**Aim of the task**: For each line of the data below that holds "this", copy the line.

----------------

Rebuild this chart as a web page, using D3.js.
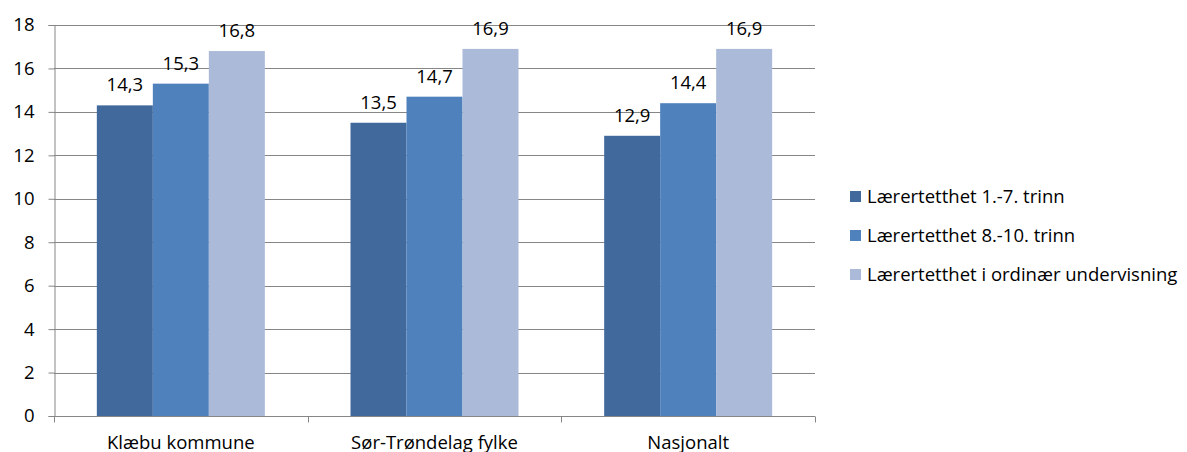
<!DOCTYPE html>
<html><head><meta charset="utf-8">
<script src="https://cdn.jsdelivr.net/npm/d3@7"></script>
<style>body{margin:0;background:#fff}svg{display:block}text{font-family:"Open Sans",sans-serif;fill:#000}</style>
</head><body><svg id="c" width="1187" height="452"></svg>
<script>
const categories = ["Klæbu kommune", "Sør-Trøndelag fylke", "Nasjonalt"];
const seriesNames = ["Lærertetthet 1.-7. trinn", "Lærertetthet 8.-10. trinn", "Lærertetthet i ordinær undervisning"];
const series1 = [14.3, 13.5, 12.9];
const series2 = [15.3, 14.7, 14.4];
const series3 = [16.8, 16.9, 16.9];
const yTicks = [0, 2, 4, 6, 8, 10, 12, 14, 16, 18];
const colors = ["#41699B", "#4F81BD", "#AABAD8"];

const seriesVals = [series1, series2, series3];
const svg = d3.select("#c");
const L = 54, R = 815, T = 25, B = 416;
const x = d3.scaleBand().domain(categories).range([L, R]);
const inner = d3.scaleBand().domain(d3.range(3)).range([0, x.bandwidth()]).paddingOuter(0.765).paddingInner(0);
const y = d3.scaleLinear().domain([0, 18]).range([B, T]);
const fs = 18.5;

// gridlines
svg.append("g").selectAll("line").data(yTicks.filter(d => d > 0)).join("line")
  .attr("x1", L).attr("x2", R).attr("y1", d => Math.round(y(d)) + 0.5).attr("y2", d => Math.round(y(d)) + 0.5)
  .attr("stroke", "#868686").attr("stroke-width", 1);

// bars
const g = svg.append("g");
categories.forEach((c, ci) => {
  seriesVals.forEach((vals, si) => {
    const bx = x(c) + inner(si);
    g.append("rect").attr("x", bx).attr("y", y(vals[ci])).attr("width", inner.bandwidth()).attr("height", B - y(vals[ci]))
      .attr("fill", colors[si]);
    g.append("text").attr("x", bx + inner.bandwidth() / 2).attr("y", y(vals[ci]) - 14)
      .attr("text-anchor", "middle").attr("font-size", fs).text(String(vals[ci]).replace(".", ","));
  });
});

// y axis
const ya = d3.axisLeft(y).tickValues(yTicks).tickSize(6).tickPadding(14).tickFormat(d3.format("d"));
const yg = svg.append("g").attr("transform", `translate(${L + 0.5},0)`).call(ya);
yg.select(".domain").attr("stroke", "#868686");
yg.selectAll(".tick line").attr("stroke", "#868686");
yg.selectAll("text").attr("font-size", fs).attr("font-family", "Open Sans").attr("fill", "#000");

// x axis
const xa = d3.axisBottom(x).tickSize(0).tickPadding(0);
const xg = svg.append("g").attr("transform", `translate(0,${B + 0.5})`).call(xa);
xg.select(".domain").attr("d", `M${L},0H${R}`).attr("stroke", "#868686");
xg.selectAll(".tick text").attr("font-size", fs).attr("font-family", "Open Sans").attr("fill", "#000").attr("dy", 0).attr("y", 32);
// category boundary ticks
const bounds = categories.map(c => x(c)).concat([R]);
xg.append("g").selectAll("line").data(bounds).join("line")
  .attr("x1", d => Math.round(d) + 0.5).attr("x2", d => Math.round(d) + 0.5).attr("y1", 0).attr("y2", 6).attr("stroke", "#868686");

// legend
const lg = svg.append("g").attr("transform", "translate(850,191)");
seriesNames.forEach((n, i) => {
  const row = lg.append("g").attr("transform", `translate(0,${i * 39})`);
  row.append("rect").attr("width", 11).attr("height", 11).attr("fill", colors[i]);
  row.append("text").attr("x", 17).attr("y", 12).attr("font-size", fs).text(n);
});
</script></body></html>
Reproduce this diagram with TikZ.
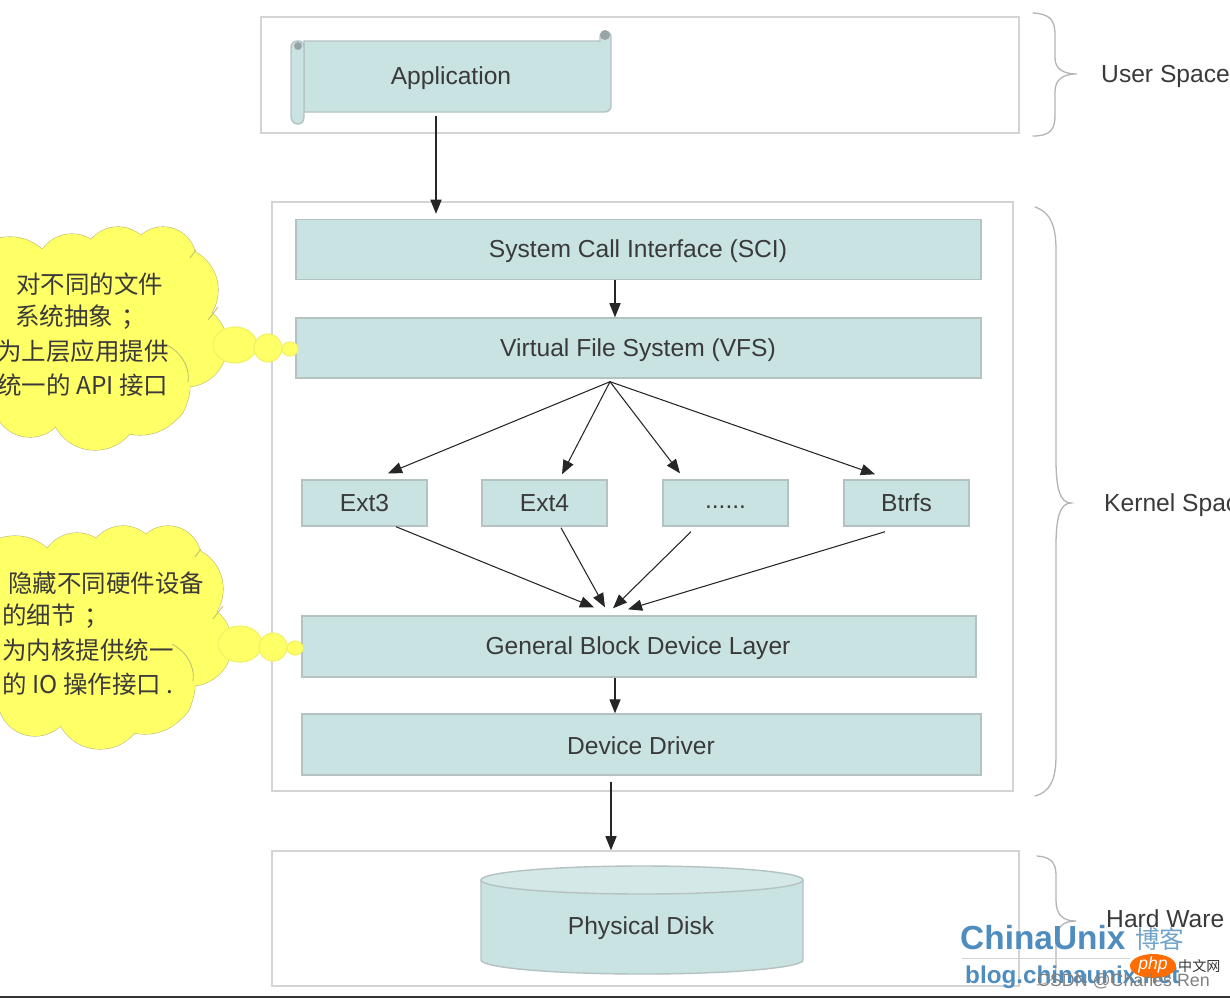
\documentclass[tikz,border=0pt]{standalone}
\usepackage{fontspec}
\setmainfont{Liberation Sans}
\newfontfamily\cjk{Noto Sans CJK SC}
\usetikzlibrary{arrows.meta}
\definecolor{boxfill}{HTML}{C9E2E2}
\definecolor{boxedge}{HTML}{B4C2C2}
\definecolor{frameline}{HTML}{D4D4D4}
\definecolor{bubble}{HTML}{FFFF66}
\definecolor{bubbleedge}{HTML}{BDBD70}
\definecolor{ink}{HTML}{3A3A3A}
\definecolor{wmblue}{HTML}{4F8DBE}
\tikzset{
  x=0.03cm,y=-0.03cm,
  lab/.style={font=\fontsize{21}{24}\selectfont,text=ink,inner sep=0pt},
  cjklab/.style={font=\cjk\fontsize{20.9}{24}\selectfont,text=ink,inner sep=0pt,anchor=west},
  tealbox/.style={draw=boxedge,line width=1.2pt,fill=boxfill,inner sep=0pt,font=\fontsize{21}{24}\selectfont,text=ink},
  frame/.style={draw=frameline,line width=1.3pt,fill=white,inner sep=0pt},
  brace/.style={draw=frameline!85!black,line width=1.1pt,line cap=round},
  conn/.style={draw=black!85,line width=0.9pt,-{Triangle[length=12pt,width=9.5pt]}},
}
\newcommand{\puff}{%
  \foreach \a/\b/\r in {10/285/48,72/270/36,118/262/35,163/260/33,175/290/43,185/345/42,140/385/50,160/398/27,95/405/45,30/400/37,-8/350/60}{
    \draw[bubbleedge,line width=1pt] (\a,\b) circle[radius=\r*0.03cm];}
  \foreach \a/\b/\r in {10/285/48,72/270/36,118/262/35,163/260/33,175/290/43,185/345/42,140/385/50,160/398/27,95/405/45,30/400/37,-8/350/60,90/330/85}{
    \fill[bubble] (\a,\b) circle[radius=\r*0.03cm];}
  \draw[bubbleedge,line width=0.7pt] (167,345) .. controls (180,352) and (190,365) .. (188,382);
  \draw[bubbleedge,line width=0.7pt] (208,320) -- (218,307);
  \draw[bubbleedge,line width=0.7pt] (196,250) -- (190,258);
  \draw[bubble!80!bubbleedge,line width=1pt,fill=bubble] (235,345) ellipse[x radius=22*0.03cm,y radius=18*0.03cm];
  \draw[bubble!80!bubbleedge,line width=1pt,fill=bubble] (268,348) circle[radius=14*0.03cm];
  \draw[bubble!80!bubbleedge,line width=1pt,fill=bubble] (290,349) ellipse[x radius=8*0.03cm,y radius=7*0.03cm];
}
\begin{document}
\begin{tikzpicture}
\useasboundingbox (0,0) rectangle (1230,998);
\begin{scope}
\clip (0,0) rectangle (1230,998);
\fill[white] (0,0) rectangle (1230,998);

% frames
\node[frame,minimum width=758*0.03cm,minimum height=116*0.03cm] (userframe) at (640,75) {};
\node[frame,minimum width=741*0.03cm,minimum height=589*0.03cm] (kernelframe) at (642.5,496.5) {};
\node[frame,minimum width=747*0.03cm,minimum height=135*0.03cm] (hwframe) at (645.5,918.5) {};

% braces
\draw[brace] (1033,13) .. controls (1050,14) and (1055,20) .. (1055,35) -- (1055,58) .. controls (1055,68) and (1062,74) .. (1077,74) .. controls (1062,74) and (1055,80) .. (1055,92) -- (1055,115) .. controls (1055,130) and (1050,136) .. (1033,136);
\draw[brace] (1035,207) .. controls (1050,212) and (1056,225) .. (1056,250) -- (1056,460) .. controls (1056,488) and (1060,503) .. (1071,503) .. controls (1060,503) and (1056,518) .. (1056,545) -- (1056,755) .. controls (1056,780) and (1050,792) .. (1035,796);
\draw[brace] (1037,856) .. controls (1050,857) and (1056,862) .. (1056,875) -- (1056,900) .. controls (1056,914) and (1062,921) .. (1076,921) .. controls (1062,921) and (1056,928) .. (1056,942) -- (1056,965) .. controls (1056,978) and (1050,984) .. (1037,985);

% side labels
\node[lab,anchor=west] (userlab) at (1101,76) {User Space};
\node[lab,anchor=west] (kernellab) at (1104,505) {Kernel Space};
\node[lab,anchor=west] (hwlab) at (1106,919) {Hard Ware};

% application scroll
\draw[draw=boxedge,line width=1.2pt,fill=boxfill] (304,41) -- (600,41) -- (600,36) .. controls (600,30) and (611,30) .. (611,37) -- (611,106) .. controls (611,110) and (608,112) .. (604,112) -- (304,112) -- cycle;
\draw[draw=boxedge,line width=1.2pt,fill=boxfill] (291,48) .. controls (291,43) and (294,41) .. (298,41) .. controls (302,41) and (304,43) .. (304,48) -- (304,116) .. controls (304,121) and (302,124) .. (298,124) .. controls (294,124) and (291,121) .. (291,116) -- cycle;
\fill[boxedge!85!black] (298,46) circle[radius=4*0.03cm];
\fill[boxedge!85!black] (605,35) circle[radius=5*0.03cm];
\node[lab] (app) at (451,78) {Application};
\coordinate (appout) at (436,116);

% layers
\node[tealbox,minimum width=685*0.03cm,minimum height=60*0.03cm] (sci) at (638.5,249.5) {};
\node[lab] (scit) at (638,251) {System Call Interface (SCI)};
\node[tealbox,minimum width=685*0.03cm,minimum height=60*0.03cm] (vfs) at (638.5,348) {};
\node[lab] (vfst) at (638,350) {Virtual File System (VFS)};
\node[tealbox,minimum width=125*0.03cm,minimum height=46*0.03cm] (ext3) at (364.5,503) {Ext3};
\node[tealbox,minimum width=125*0.03cm,minimum height=46*0.03cm] (ext4) at (544.5,503) {Ext4};
\node[tealbox,minimum width=125*0.03cm,minimum height=46*0.03cm] (dots) at (725.5,503) {\raisebox{-10pt}{......}};
\node[tealbox,minimum width=125*0.03cm,minimum height=46*0.03cm] (btrfs) at (906.5,503) {Btrfs};
\node[tealbox,minimum width=674*0.03cm,minimum height=61*0.03cm] (gbdl) at (639,646.5) {};
\node[lab] (gbdlt) at (638,648) {General Block Device Layer};
\node[tealbox,minimum width=679*0.03cm,minimum height=61*0.03cm] (drv) at (641.5,744.5) {};
\node[lab] (drvt) at (641,746) {Device Driver};

% disk
\draw[draw=boxedge,line width=1.2pt,fill=boxfill] (481,880) -- (481,960) arc[start angle=180,end angle=360,x radius=161*0.03cm,y radius=14*0.03cm] -- (803,880);
\draw[draw=boxedge,line width=1.2pt,fill=boxfill!80!white] (642,880) ellipse[x radius=161*0.03cm,y radius=14*0.03cm];
\node[lab] (disk) at (641,928) {Physical Disk};

% connectors
\coordinate (vfsfan) at ([xshift=-.855cm,yshift=-.09cm]vfs.south);
\draw[conn,shorten >=5*0.03cm] (appout) -- (appout |- sci.north);
\draw[conn] (sci.south -| 615,0) -- (vfs.north -| 615,0);
\draw[conn] (vfsfan) -- ([xshift=.705cm,yshift=.18cm]ext3.north);
\draw[conn] (vfsfan) -- ([xshift=.525cm,yshift=.15cm]ext4.north);
\draw[conn] (vfsfan) -- ([xshift=-1.365cm,yshift=.18cm]dots.north);
\draw[conn] (vfsfan) -- ([xshift=-.945cm,yshift=.15cm]btrfs.north);
\draw[conn] ([xshift=.945cm]ext3.south) -- ([xshift=-1.35cm,yshift=.24cm]gbdl.north);
\draw[conn] ([xshift=.495cm,yshift=-.03cm]ext4.south) -- ([xshift=-1.02cm,yshift=.24cm]gbdl.north);
\draw[conn] ([xshift=-1.035cm,yshift=-.15cm]dots.south) -- ([xshift=-.78cm,yshift=.21cm]gbdl.north);
\draw[conn] ([xshift=-.645cm,yshift=-.15cm]btrfs.south) -- ([xshift=-.33cm,yshift=.18cm]gbdl.north);
\draw[conn] (gbdl.south -| 615,0) -- (drv.north -| 615,0);
\draw[conn] ([yshift=-.18cm]drv.south -| 611,0) -- (hwframe.north -| 611,0);

% clouds
\puff
\node[cjklab] (c1a) at (16,284) {对不同的文件};
\node[cjklab] (c1b) at (15,317) {系统抽象\hspace{0.35em}；};
\node[cjklab] (c1c) at (-3,351) {为上层应用提供};
\node[cjklab] (c1d) at (-3,385) {统一的 API 接口};
\begin{scope}[shift={(5,299)}]
\puff
\end{scope}
\node[cjklab] (c2a) at (8,583) {隐藏不同硬件设备};
\node[cjklab] (c2b) at (2,616) {的细节\hspace{0.35em}；};
\node[cjklab] (c2c) at (2,650) {为内核提供统一};
\node[cjklab] (c2d) at (2,684) {的 IO 操作接口 .};

% watermarks
\node[inner sep=0pt,anchor=west,text=wmblue,font=\bfseries\fontsize{28.5}{30}\selectfont] (wm1) at (960,938) {ChinaUnix};
\node[inner sep=0pt,anchor=west,text=wmblue!80!white,font=\cjk\fontsize{21}{24}\selectfont] (wm2) at (1135,939) {博客};
\coordinate (rulea) at (962,958);
\coordinate (ruleb) at (1130,958);
\draw[frameline,line width=0.8pt] (rulea) -- (ruleb);
\node[inner sep=0pt,anchor=west,text=wmblue,font=\bfseries\fontsize{20.7}{24}\selectfont] (wm3) at (965,977) {blog.chinaunix.net};
\fill[orange!85!red] (1153,966) ellipse[x radius=23*0.03cm,y radius=12*0.03cm];
\node[inner sep=0pt,text=white,font=\itshape\fontsize{15}{16}\selectfont] (wm4) at (1153,965) {php};
\node[inner sep=0pt,anchor=west,text=black!80,font=\cjk\fontsize{12}{14}\selectfont] (wm5) at (1178,966) {中文网};
\node[inner sep=0pt,anchor=west,text=black!50,font=\fontsize{15.2}{18}\selectfont] (wm6) at (1037,981) {CSDN @Charles Ren};

% bottom edge
\fill[black!80] (0,996) rectangle (1230,998);
\end{scope}
\end{tikzpicture}
\end{document}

----------------

**Solution to the exercise**:
Rebuild this chart as a web page, using D3.js.
Reproduce this diagram with TikZ.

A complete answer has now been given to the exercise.